Investigators from academia and the private sector have joined together with our stakeholders, students and teachers to organize around three questions and the IAModel
Overarching Question: How will the interaction of climate change and land use alter hydrological processes and nutrient transport from the landscape, internal processing and eutrophic state within the lake and what are the implications for adaptive management strategies?
Question 1: What is the relative importance of endogenous in-lake processes (e.g. internal loading, ice cover, hydrodynamics) versus exogenous to-lake processes (e.g. land use change, snow/rain timing, storm frequency and intensity, land management) to lake eutrophication and algal blooms? This question broadens current research on the Lake Champlain Basin, by focusing on coupled human and natural system aspects. Research on both questions 1 and 2 utilizes the information flowing from the CSYS group on new computational tools, best temporal and spatial sampling regimes, uncertainties, scale dependencies, and gaps in data sets.
Question 2: Which alternative stable states can emerge in the watershed and lake resulting from non-linear dynamics of climate drivers, lake basin processes, social behavior, and policy decisions? This question springs very directly from lessons learned by CSYS modelers of the Lake Champlain watershed data.
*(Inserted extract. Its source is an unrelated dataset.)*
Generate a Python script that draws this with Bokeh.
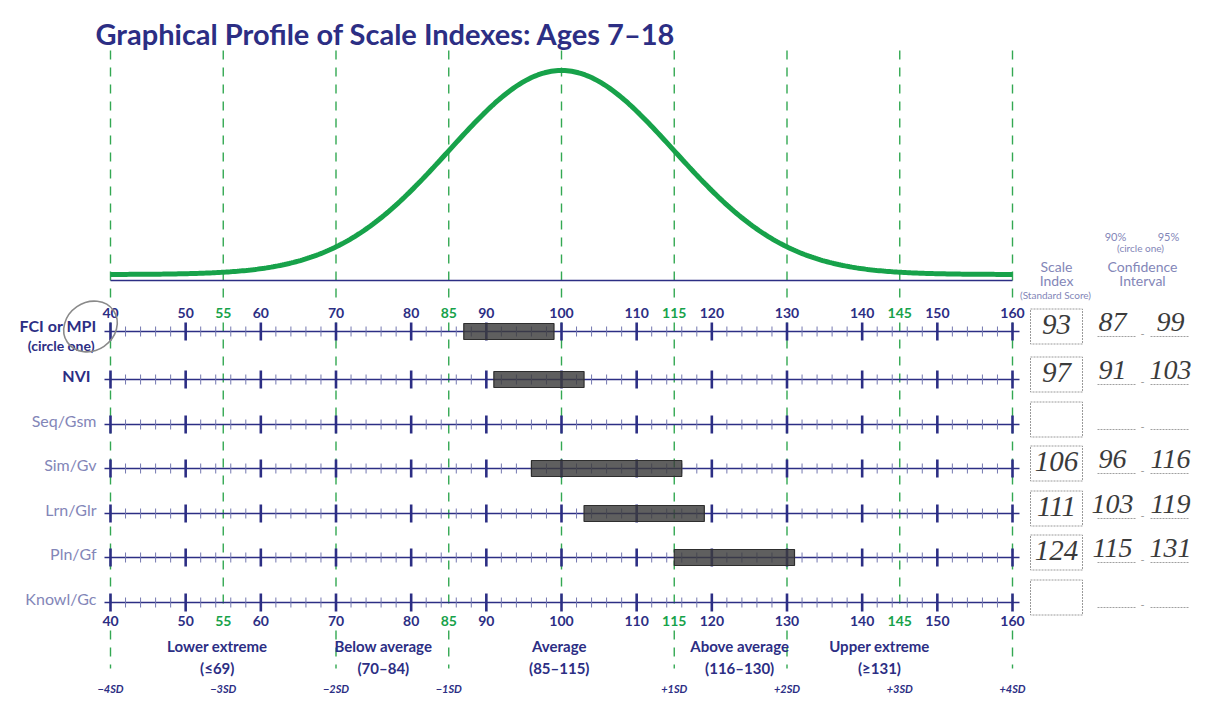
import numpy as np
from bokeh.plotting import figure
from bokeh.models import Range1d
from bokeh.core.properties import value
from bokeh.embed import file_html
from bokeh.resources import INLINE

# ---------------- data ----------------
TITLE = "Graphical Profile of Scale Indexes: Ages 7–18"
SCALES = ["FCI or MPI", "NVI", "Seq/Gsm", "Sim/Gv", "Lrn/Glr", "Pln/Gf", "Knowl/Gc"]
SCALE_INDEX = [93, 97, None, 106, 111, 124, None]
CI_LOW = [87, 91, None, 96, 103, 115, None]
CI_HIGH = [99, 103, None, 116, 119, 131, None]
MAJOR_TICKS = list(range(40, 161, 10))
MINOR_STEP = 2
GREEN_TICKS = [55, 85, 115, 145]
SD_POINTS = [40, 55, 70, 85, 115, 130, 145, 160]
SD_LABELS = ["−4SD", "−3SD", "−2SD", "−1SD", "+1SD", "+2SD", "+3SD", "+4SD"]
CATEGORY_NAMES = ["Lower extreme", "Below average", "Average", "Above average", "Upper extreme"]
CATEGORY_RANGES = ["(≤69)", "(70–84)", "(85–115)", "(116–130)", "(≥131)"]
CATEGORY_BOUNDS = [40, 70, 85, 115, 130, 160]
SCORE_MEAN = 100
SCORE_SD = 15
SCORE_MIN, SCORE_MAX = 40, 160

# ---------------- layout / style ----------------
W, H = 1208, 705
PX40, PX160 = 110, 1012            # page pixel of scores 40 and 160
def sx(px):                        # page pixel -> score units
    return SCORE_MIN + (px - PX40) * (SCORE_MAX - SCORE_MIN) / (PX160 - PX40)

ROW_Y = [331, 379, 424, 468, 513, 557, 602]
CAT_LABEL_X = [54.2, 76.3, 99.7, 123.7, 142.3]
CURVE_BASE_PX, CURVE_PEAK_PX = 274, 70
BASELINE_PX = 280

FONT = "Lato"
NAVY = "#2c2e84"
LIGHT = "#8386b8"
GREEN = "#17a24a"
DASH_GREEN = "#33a852"
HAND = "#3b3b3b"

p = figure(width=W, height=H, output_backend="svg", toolbar_location=None,
           x_range=Range1d(sx(0), sx(W)), y_range=Range1d(H, 0),
           x_axis_location=None, y_axis_location=None, min_border=0)
p.grid.visible = False
p.outline_line_color = None
p.background_fill_color = "white"

span = CURVE_BASE_PX - CURVE_PEAK_PX
p.extra_y_ranges = {"curve": Range1d((CURVE_BASE_PX - H) / span, CURVE_BASE_PX / span)}

def txt(x, y, t, size, color=NAVY, style="normal", align="center", baseline="middle", font=FONT):
    p.text(x=x, y=y, text=t, text_font=value(font), text_font_size=size,
           text_font_style=style, text_color=color, text_align=align, text_baseline=baseline)

# title
txt([sx(95)], [33], [TITLE], "29px", style="bold", align="left")

# dashed green verticals
dash_pos = sorted(SD_POINTS + [SCORE_MEAN])
n = len(dash_pos)
p.segment(x0=dash_pos, x1=dash_pos, y0=[50] * n, y1=[302] * n,
          line_color=DASH_GREEN, line_width=1.4, line_dash="9 8")
p.segment(x0=dash_pos, x1=dash_pos, y0=[322] * n, y1=[611] * n,
          line_color=DASH_GREEN, line_width=1.4, line_dash="9 8")
p.segment(x0=CATEGORY_BOUNDS, x1=CATEGORY_BOUNDS, y0=[630] * 6, y1=[668] * 6,
          line_color=DASH_GREEN, line_width=1.4, line_dash="9 8")

# normal curve of standard scores (mean 100, SD 15)
xs = np.linspace(SCORE_MIN, SCORE_MAX, 400)
rel = np.exp(-0.5 * ((xs - SCORE_MEAN) / SCORE_SD) ** 2)
p.line(xs, rel, y_range_name="curve", line_color=GREEN, line_width=5)
p.segment(x0=[SCORE_MIN], x1=[SCORE_MAX], y0=[BASELINE_PX], y1=[BASELINE_PX],
          line_color=NAVY, line_width=1.5)

# rows
minor = [v for v in range(SCORE_MIN, SCORE_MAX + 1, MINOR_STEP) if v % 10 != 0]
for ry in ROW_Y:
    p.segment(x0=[sx(104)], x1=[sx(1019)], y0=[ry], y1=[ry], line_color=NAVY, line_width=1.6)
    p.segment(x0=minor, x1=minor, y0=[ry - 5] * len(minor), y1=[ry + 5] * len(minor),
              line_color="#7478b0", line_width=1)
    p.segment(x0=MAJOR_TICKS, x1=MAJOR_TICKS, y0=[ry - 9] * len(MAJOR_TICKS),
              y1=[ry + 9] * len(MAJOR_TICKS), line_color=NAVY, line_width=2.6)

# confidence-interval bars
bars = [(ROW_Y[i], CI_LOW[i], CI_HIGH[i]) for i in range(len(SCALES)) if CI_LOW[i] is not None]
p.hbar(y=[b[0] for b in bars], left=[b[1] for b in bars], right=[b[2] for b in bars],
       height=16, fill_color="#3c3c3c", fill_alpha=0.82, line_color="#2e2e2e", line_width=1.2)

# tick numbers (top and bottom)
for ly in (312, 620):
    txt(MAJOR_TICKS, [ly] * len(MAJOR_TICKS), [str(v) for v in MAJOR_TICKS], "14px", style="bold")
    txt(GREEN_TICKS, [ly] * len(GREEN_TICKS), [str(v) for v in GREEN_TICKS], "14px",
        color=GREEN, style="bold")

# row labels
for i, name in enumerate(SCALES):
    if i == 0:
        txt([sx(96)], [ROW_Y[i] - 6], [name], "16px", style="bold", align="right")
        txt([sx(94)], [ROW_Y[i] + 14], ["(circle one)"], "14px", style="bold", align="right")
    elif i == 1:
        txt([sx(90)], [ROW_Y[i] - 4], [name], "16px", style="bold", align="right")
    else:
        txt([sx(96)], [ROW_Y[i] - 4], [name], "16px", color=LIGHT, align="right")

# hand-drawn circle around "40"
p.ellipse(x=[sx(90)], y=[326], width=56, height=48, width_units="screen", height_units="screen",
          angle=0.6, fill_color=None, line_color="#8a8a8a", line_width=1.6)

# category labels
txt(CAT_LABEL_X, [645] * 5, CATEGORY_NAMES, "15px", style="bold")
txt(CAT_LABEL_X, [667] * 5, CATEGORY_RANGES, "15px", style="bold")
txt(SD_POINTS, [688] * len(SD_POINTS), SD_LABELS, "11px", style="bold italic")

# right-hand table headers
txt([sx(1115), sx(1168)], [236, 236], ["90%", "95%"], "11px", color=LIGHT)
txt([sx(1140)], [247], ["(circle one)"], "10px", color=LIGHT)
txt([sx(1056), sx(1056)], [266, 280], ["Scale", "Index"], "14px", color=LIGHT)
txt([sx(1055)], [294], ["(Standard Score)"], "10px", color=LIGHT)
txt([sx(1142), sx(1142)], [266, 280], ["Confidence", "Interval"], "14px", color=LIGHT)

# boxes, handwritten values
p.rect(x=[sx(1056)] * len(ROW_Y), y=[ry - 5 for ry in ROW_Y], width=52, height=35,
       width_units="screen", height_units="screen", fill_color=None,
       line_color="#9a9a9a", line_width=1, line_dash="2 1")
ul_x0 = [sx(1097), sx(1150)]
ul_x1 = [sx(1135), sx(1188)]
for i, ry in enumerate(ROW_Y):
    p.segment(x0=ul_x0, x1=ul_x1, y0=[ry + 5] * 2, y1=[ry + 5] * 2,
              line_color="#a0a0a0", line_width=1, line_dash="2 1")
    txt([sx(1142)], [ry + 2], ["-"], "11px", color="#999999")
    if SCALE_INDEX[i] is not None:
        txt([sx(1056)], [ry - 7], [str(SCALE_INDEX[i])], "29px", color=HAND,
            style="italic", font="Liberation Serif")
    if CI_LOW[i] is not None:
        txt([sx(1112), sx(1170)], [ry - 10, ry - 10], [str(CI_LOW[i]), str(CI_HIGH[i])],
            "28px", color=HAND, style="italic", font="Liberation Serif")

open("out.html", "w").write(file_html(p, INLINE))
Complex systems models will assist us in identifying the available stable states that lose resilience; recovery from some states (e.g complete eutrophication) could be very difficult through land use management policies if they come to pass.
Question 3: In the face of uncertainties about alternate climate change, land use and lake response scenarios, how can adaptive management interventions (e.g. regulation, incentives, treaties) be designed, valued and implemented in the multi-jurisdictional Lake Champlain Basin? Adaptive management on a local scale will be addressed through scenario testing and complex systems modeling, in particular agent-based models of policy actors. We will work closely with our stakeholders and use mediated modeling, participatory planning and consensus building to understand the processes of policy implementation and the attitudes of the public and managers toward climate change and to steer the watershed governance toward proactive adaptive management interventions for sustaining high-valued alternate stable states in the lake.